Exactly as written, quote every line that follows, skipping the images.

*Given information*
━━━━━━━━━━━━━━━━━━━━━━━━━━━━━━

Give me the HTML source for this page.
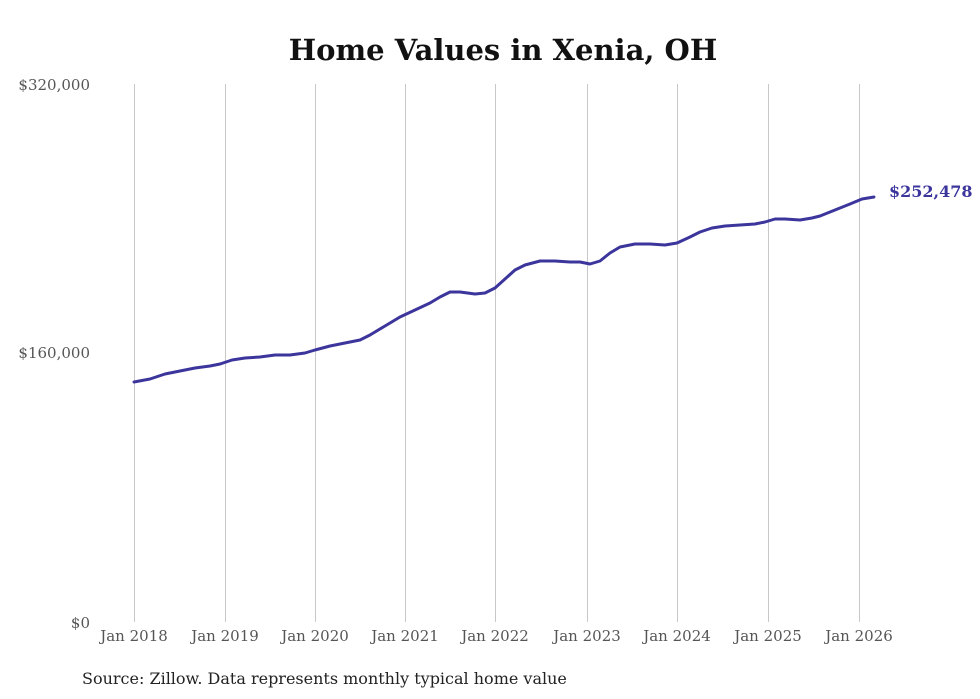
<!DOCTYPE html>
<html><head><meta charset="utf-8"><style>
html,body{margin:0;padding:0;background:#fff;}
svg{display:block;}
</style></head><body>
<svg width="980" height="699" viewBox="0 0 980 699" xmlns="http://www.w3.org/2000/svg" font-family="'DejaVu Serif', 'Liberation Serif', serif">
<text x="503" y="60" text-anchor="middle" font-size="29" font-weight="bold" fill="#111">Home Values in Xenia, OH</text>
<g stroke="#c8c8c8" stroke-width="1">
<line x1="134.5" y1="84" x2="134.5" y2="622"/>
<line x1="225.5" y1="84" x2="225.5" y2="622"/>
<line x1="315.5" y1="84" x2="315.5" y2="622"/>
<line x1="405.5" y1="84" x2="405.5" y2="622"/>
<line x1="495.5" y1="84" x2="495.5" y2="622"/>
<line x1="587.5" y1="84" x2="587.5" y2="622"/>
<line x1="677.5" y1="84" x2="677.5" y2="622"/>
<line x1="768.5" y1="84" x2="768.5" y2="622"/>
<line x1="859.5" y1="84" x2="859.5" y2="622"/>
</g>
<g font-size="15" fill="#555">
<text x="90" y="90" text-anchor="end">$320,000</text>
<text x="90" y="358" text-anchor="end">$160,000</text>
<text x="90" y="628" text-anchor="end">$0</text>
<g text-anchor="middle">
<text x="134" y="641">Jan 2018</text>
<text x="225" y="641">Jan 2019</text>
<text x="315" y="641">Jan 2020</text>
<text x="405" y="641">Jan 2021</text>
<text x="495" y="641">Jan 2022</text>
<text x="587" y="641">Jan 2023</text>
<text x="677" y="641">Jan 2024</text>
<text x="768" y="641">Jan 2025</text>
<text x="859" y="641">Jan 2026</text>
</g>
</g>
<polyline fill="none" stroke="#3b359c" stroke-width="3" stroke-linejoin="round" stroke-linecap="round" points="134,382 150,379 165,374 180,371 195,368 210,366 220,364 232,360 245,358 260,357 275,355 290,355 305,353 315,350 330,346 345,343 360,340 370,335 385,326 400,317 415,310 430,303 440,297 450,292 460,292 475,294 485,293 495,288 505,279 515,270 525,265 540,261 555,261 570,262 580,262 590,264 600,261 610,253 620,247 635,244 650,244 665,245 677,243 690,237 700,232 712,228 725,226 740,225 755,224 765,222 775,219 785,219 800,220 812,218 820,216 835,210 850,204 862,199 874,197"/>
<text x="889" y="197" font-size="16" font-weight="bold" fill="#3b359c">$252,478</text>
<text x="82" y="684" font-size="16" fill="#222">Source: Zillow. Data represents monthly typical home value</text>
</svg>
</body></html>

━━━━━━━━━━━━━━━━━━━━━━━━━━━━━━

*Output*
Give me the HTML source for this page.
<!DOCTYPE html>
<html><head><meta charset="utf-8"><style>
html,body{margin:0;padding:0;background:#fff;}
svg{display:block;}
</style></head><body>
<svg width="980" height="699" viewBox="0 0 980 699" xmlns="http://www.w3.org/2000/svg" font-family="'DejaVu Serif', 'Liberation Serif', serif">
<text x="503" y="60" text-anchor="middle" font-size="29" font-weight="bold" fill="#111">Home Values in Xenia, OH</text>
<g stroke="#c8c8c8" stroke-width="1">
<line x1="134.5" y1="84" x2="134.5" y2="622"/>
<line x1="225.5" y1="84" x2="225.5" y2="622"/>
<line x1="315.5" y1="84" x2="315.5" y2="622"/>
<line x1="405.5" y1="84" x2="405.5" y2="622"/>
<line x1="495.5" y1="84" x2="495.5" y2="622"/>
<line x1="587.5" y1="84" x2="587.5" y2="622"/>
<line x1="677.5" y1="84" x2="677.5" y2="622"/>
<line x1="768.5" y1="84" x2="768.5" y2="622"/>
<line x1="859.5" y1="84" x2="859.5" y2="622"/>
</g>
<g font-size="15" fill="#555">
<text x="90" y="90" text-anchor="end">$320,000</text>
<text x="90" y="358" text-anchor="end">$160,000</text>
<text x="90" y="628" text-anchor="end">$0</text>
<g text-anchor="middle">
<text x="134" y="641">Jan 2018</text>
<text x="225" y="641">Jan 2019</text>
<text x="315" y="641">Jan 2020</text>
<text x="405" y="641">Jan 2021</text>
<text x="495" y="641">Jan 2022</text>
<text x="587" y="641">Jan 2023</text>
<text x="677" y="641">Jan 2024</text>
<text x="768" y="641">Jan 2025</text>
<text x="859" y="641">Jan 2026</text>
</g>
</g>
<polyline fill="none" stroke="#3b359c" stroke-width="3" stroke-linejoin="round" stroke-linecap="round" points="134,382 150,379 165,374 180,371 195,368 210,366 220,364 232,360 245,358 260,357 275,355 290,355 305,353 315,350 330,346 345,343 360,340 370,335 385,326 400,317 415,310 430,303 440,297 450,292 460,292 475,294 485,293 495,288 505,279 515,270 525,265 540,261 555,261 570,262 580,262 590,264 600,261 610,253 620,247 635,244 650,244 665,245 677,243 690,237 700,232 712,228 725,226 740,225 755,224 765,222 775,219 785,219 800,220 812,218 820,216 835,210 850,204 862,199 874,197"/>
<text x="889" y="197" font-size="16" font-weight="bold" fill="#3b359c">$252,478</text>
<text x="82" y="684" font-size="16" fill="#222">Source: Zillow. Data represents monthly typical home value</text>
</svg>
</body></html>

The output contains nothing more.